"There are two times in a man's life when he should not speculate : when he can't affor

Monday 16th October 2017

Like Oscar Wilde , Mark Twain was a font of pithy quotes but we can't agree with him entirely on this one, or at least we're pleased that not everyone else does. Where would the markets be without speculators ? And where would we all be without markets ? We would counter any claim that our's might be a nakedly self-serving point of view by stressing that while markets cannot function without speculation, it should only be undertaken with enormous care and discipline and be backed by eminently plausible rationale -- just as our punts always have been.

In a piece this morning on hedge funds and how they're placing their bets at the moment, Reuters pointed out that according to the latest positioning data published by the Chicago Mercantile Exchange, speculators' net "long Euro" positions in currency futures last week were at their largest for over six years. In fact, the data showed that the Euro has only been more heavily backed six times since inception. This we found a little surprising .... not wrong necessarily, but with EUR / USD treading water around $1.17 - $1.1850 after backing off from the early Sept. highs above $1.20, it seemed a slightly strange time for the specs to be piling deeper into the "long Euro" story without some new fundamental development to support it.

Plainly, the majority of speculators believe that the longer-term uptrend for EUR / USD that has been in place in 2017 (despite most New Year predictions) is just taking a breather. That presumably means that they are unconvinced by the wisdom of the reappearance of the "Trumpflation" trades that last held sway before the President had taken office, and before the markets had realised quite what a pig's ear the administration was going to make of early attempts to implement their agenda. If it was the new tax proposals that initiated the recent support for the Dollar and the upward moves in Treasury yields, we have to assume that on balance, the specs don't believe that they'll make it through Congress in anything like their current form -- and they wouldn't be alone in that.
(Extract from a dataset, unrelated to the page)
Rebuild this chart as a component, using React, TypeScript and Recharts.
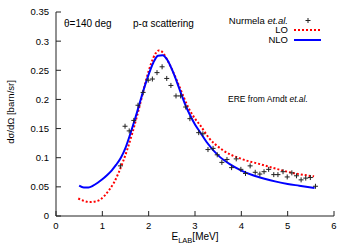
import React from 'react';
import { ComposedChart, Line, Scatter, XAxis, YAxis } from 'recharts';

// Nurmela et.al. data points (E_LAB in MeV, cross section in barn/sr)
const dataEnergy = [
  1.39, 1.49, 1.58, 1.68, 1.77, 1.88, 1.99, 2.08, 2.18, 2.29, 2.39, 2.48, 2.59, 2.69,
  2.8, 2.89, 3.08, 3.17, 3.28, 3.39, 3.48, 3.58, 3.69, 3.79, 3.89, 3.99, 4.09, 4.19,
  4.3, 4.4, 4.49, 4.59, 4.7, 4.79, 4.9, 4.99, 5.09, 5.19, 5.29, 5.39, 5.49, 5.6,
];
const dataSigma = [
  0.086, 0.154, 0.146, 0.164, 0.19, 0.212, 0.233, 0.235, 0.246, 0.256, 0.236, 0.224, 0.206, 0.206,
  0.187, 0.167, 0.143, 0.141, 0.114, 0.116, 0.105, 0.092, 0.097, 0.083, 0.098, 0.08, 0.073, 0.086,
  0.075, 0.072, 0.076, 0.08, 0.071, 0.071, 0.076, 0.067, 0.074, 0.069, 0.062, 0.065, 0.066, 0.051,
];

// LO curve
const loEnergy = [
  0.48, 0.6, 0.72, 0.85, 0.95, 1.05, 1.15, 1.25, 1.35, 1.45, 1.55, 1.65, 1.75, 1.85, 1.95,
  2.05, 2.15, 2.22, 2.3, 2.4, 2.5, 2.6, 2.7, 2.85, 3.0, 3.1, 3.3, 3.6, 4.0, 4.4, 4.8, 5.1, 5.57,
];
const loSigma = [
  0.03, 0.026, 0.024, 0.025, 0.028, 0.035, 0.045, 0.057, 0.074, 0.094, 0.117, 0.143, 0.172, 0.203, 0.235,
  0.261, 0.279, 0.284, 0.281, 0.268, 0.252, 0.234, 0.215, 0.187, 0.167, 0.157, 0.134, 0.113, 0.098, 0.089, 0.08, 0.074, 0.068,
];

// NLO curve
const nloEnergy = [
  0.5, 0.6, 0.7, 0.8, 0.9, 1.0, 1.1, 1.2, 1.3, 1.4, 1.5, 1.6, 1.7, 1.8, 1.9, 2.0, 2.1, 2.2,
  2.3, 2.4, 2.5, 2.6, 2.7, 2.8, 2.9, 3.0, 3.1, 3.25, 3.5, 3.75, 4.0, 4.25, 4.5, 4.75, 5.0, 5.25, 5.58,
];
const nloSigma = [
  0.052, 0.049, 0.049, 0.052, 0.057, 0.063, 0.07, 0.078, 0.088, 0.1, 0.117, 0.14, 0.165, 0.192, 0.219, 0.243, 0.263, 0.275,
  0.276, 0.268, 0.252, 0.232, 0.21, 0.189, 0.172, 0.157, 0.145, 0.127, 0.104, 0.089, 0.078, 0.07, 0.064, 0.059, 0.055, 0.052, 0.048,
];

const xTicks = [0, 1, 2, 3, 4, 5, 6];
const yTicks = [0, 0.05, 0.1, 0.15, 0.2, 0.25, 0.3, 0.35];

const toRows = (es: number[], vs: number[]) => es.map((e, i) => ({ e, v: vs[i] }));

const points = toRows(dataEnergy, dataSigma);
const lo = toRows(loEnergy, loSigma);
const nlo = toRows(nloEnergy, nloSigma);

const FONT = '"Liberation Sans", Arial, sans-serif';
const AXIS = '#222';

function Plus(props: any) {
  const { cx, cy } = props;
  if (cx == null || cy == null) return null;
  return (
    <path
      d={`M${cx - 2.5},${cy}h5M${cx},${cy - 2.5}v5`}
      stroke="#222"
      strokeWidth={1}
      fill="none"
    />
  );
}

const tickStyle = { fill: '#000', fontSize: 9.5, fontFamily: FONT };

export default function App() {
  return (
    <div style={{ position: 'absolute', left: 0, top: 0, width: 349, height: 245, fontFamily: FONT, color: '#000' }}>
      <ComposedChart width={349} height={245} margin={{ top: 12, right: 15, bottom: 0, left: 0 }}>
        <XAxis
          xAxisId="b"
          dataKey="e"
          type="number"
          domain={[0, 6]}
          ticks={xTicks}
          height={29}
          tickSize={-5}
          tickMargin={11}
          tick={tickStyle}
          stroke={AXIS}
          interval={0}
        />
        <XAxis
          xAxisId="t"
          orientation="top"
          type="number"
          domain={[0, 6]}
          ticks={xTicks}
          height={0}
          tickSize={-5}
          tickFormatter={() => ''}
          stroke={AXIS}
          interval={0}
        />
        <YAxis
          yAxisId="l"
          dataKey="v"
          type="number"
          domain={[0, 0.35]}
          ticks={yTicks}
          width={56}
          tickSize={-5}
          tickMargin={12}
          tick={tickStyle}
          stroke={AXIS}
          interval={0}
        />
        <YAxis
          yAxisId="r"
          orientation="right"
          type="number"
          domain={[0, 0.35]}
          ticks={yTicks}
          width={0}
          tickSize={-5}
          tickFormatter={() => ''}
          stroke={AXIS}
          interval={0}
        />
        <Line
          xAxisId="b"
          yAxisId="l"
          data={lo}
          dataKey="v"
          type="monotone"
          stroke="#ff0000"
          strokeWidth={2}
          strokeDasharray="2 2"
          dot={false}
          isAnimationActive={false}
        />
        <Line
          xAxisId="b"
          yAxisId="l"
          data={nlo}
          dataKey="v"
          type="monotone"
          stroke="#0000ff"
          strokeWidth={2}
          dot={false}
          isAnimationActive={false}
        />
        <Scatter
          xAxisId="b"
          yAxisId="l"
          data={points}
          dataKey="v"
          shape={Plus}
          isAnimationActive={false}
        />
      </ComposedChart>

      {/* annotations */}
      <div style={{ position: 'absolute', left: 64, top: 18, fontSize: 10, lineHeight: '12px', whiteSpace: 'nowrap' }}>
        θ=140 deg
      </div>
      <div style={{ position: 'absolute', left: 133, top: 18, fontSize: 10, lineHeight: '12px', whiteSpace: 'nowrap' }}>
        p-α scattering
      </div>
      <div style={{ position: 'absolute', left: 228, top: 93, fontSize: 8.5, lineHeight: '12px', whiteSpace: 'nowrap' }}>
        ERE from Arndt <i>et.al.</i>
      </div>

      {/* legend */}
      <div style={{ position: 'absolute', right: 349 - 288, top: 14.5, fontSize: 9.5, lineHeight: '12px', whiteSpace: 'nowrap', textAlign: 'right' }}>
        Nurmela <i>et.al.</i>
      </div>
      <div style={{ position: 'absolute', right: 349 - 288, top: 24, fontSize: 9.5, lineHeight: '12px', textAlign: 'right' }}>LO</div>
      <div style={{ position: 'absolute', right: 349 - 288, top: 34, fontSize: 9.5, lineHeight: '12px', textAlign: 'right' }}>NLO</div>
      <svg style={{ position: 'absolute', left: 0, top: 0 }} width={349} height={60}>
        <path d="M305.5,20.5h5M308,18v5" stroke="#222" strokeWidth={1} />
        <line x1={294} y1={30} x2={321} y2={30} stroke="#ff0000" strokeWidth={2} strokeDasharray="2 2" />
        <line x1={294} y1={40} x2={321} y2={40} stroke="#0000ff" strokeWidth={2} />
      </svg>

      {/* axis titles */}
      <div
        style={{
          position: 'absolute',
          left: 10,
          top: 112,
          fontSize: 9.5,
          whiteSpace: 'nowrap',
          transform: 'translate(-50%, -50%) rotate(-90deg)',
        }}
      >
        dσ/dΩ [barn/sr]
      </div>
      <div
        style={{
          position: 'absolute',
          left: 195,
          top: 237,
          fontSize: 10,
          lineHeight: '12px',
          whiteSpace: 'nowrap',
          transform: 'translate(-50%, -50%)',
        }}
      >
        E<span style={{ fontSize: 7.5, position: 'relative', top: 3 }}>LAB</span>[MeV]
      </div>
    </div>
  );
}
Nevertheless, we were wondering how the Euro longs were feeling about the weekend's events. In Austria, Sebastian Kurz led the polls after pushing his conservative People's party to the right with a tough anti-immigration agenda. Most likely, he will form a coalition with the far-right Freedom party who will seek a high-price for their cooperation and are nobody's idea of the EU's greatest supporters, even if young Mr Kurz might be. Other combinations are possible : a coalition between the People's party and the ousted Social Democrats for example, though that would seem to renege on Mr Kurz's promise to shake up the old two-party system. Or a coalition between the Freedom party and the Social Democrats, perhaps ? It's hard to imagine that a deal between two such politically disparate entities could be a realistic possibility.

Whatever combination emerges, don't expect Brussels to be overjoyed at the outcome. Austria may be a comparatively small nation but economically it punches above its weight and the EU needs a stable and supportive Austria and not one tempted to follow the example of more troublesome Mittel - European states like Hungary, Poland and the Czech Republic.

Somewhere that definitely isn't small in EU terms (or in any other way) is Germany, and the news from there at the weekend could also have been better. The German Social Democrats, after a string of poor election results, managed to win most seats in the Lower Saxony regional ballot. Their coalition with the Greens that has been in power won't provide enough seats this time round and will have to be modified, but it's a bad result for Angela Merkel. After a winning but disappointing General Election, the Chancellor is engaged in tricky coalition negotiations of her own and could do without further electoral setbacks. It's not a game-changer in any way, but certainly doesn't add anything positive to the mood-music surrounding the Euro.

And of there's Spain / Catalonia bubbling away .... Catalan president Carles Puigdemont failed today to provide ample clarification on whether he actually declared independence or not. He's now got until Thursday to do so, and faces the implementation of Article 155 and quite possibly direct rule from Madrid. You can attach as much weight as you wish to what's going on in this corner of the EU, but hands up anyone who thinks it's Euro-bullish ? Quite ....

Mind you, remarkably it's not affecting markets which in this,as in so many areas, are shrugging off what in previous times might have been considered serious market-moving issues. The weekend's doveish "cooing" from the ECB and more hawkish noises from Fed boss Janet Yellen (despite more softish inflation data on Friday) have also been dismissed by EUR / USD traders.

We'll wait to see if these speculators are right in assuming that the uptrend for the Euro will reassert itself soon enough, and wonder at the same time just what kind of development might be big enough to upset their seemingly unshakable belief. The appointment of a hawkish new Fed Chairman, perhaps. If either of Messrs Warsh or Taylor (an outsider gaining ground) get the nod, we may get the chance to find out.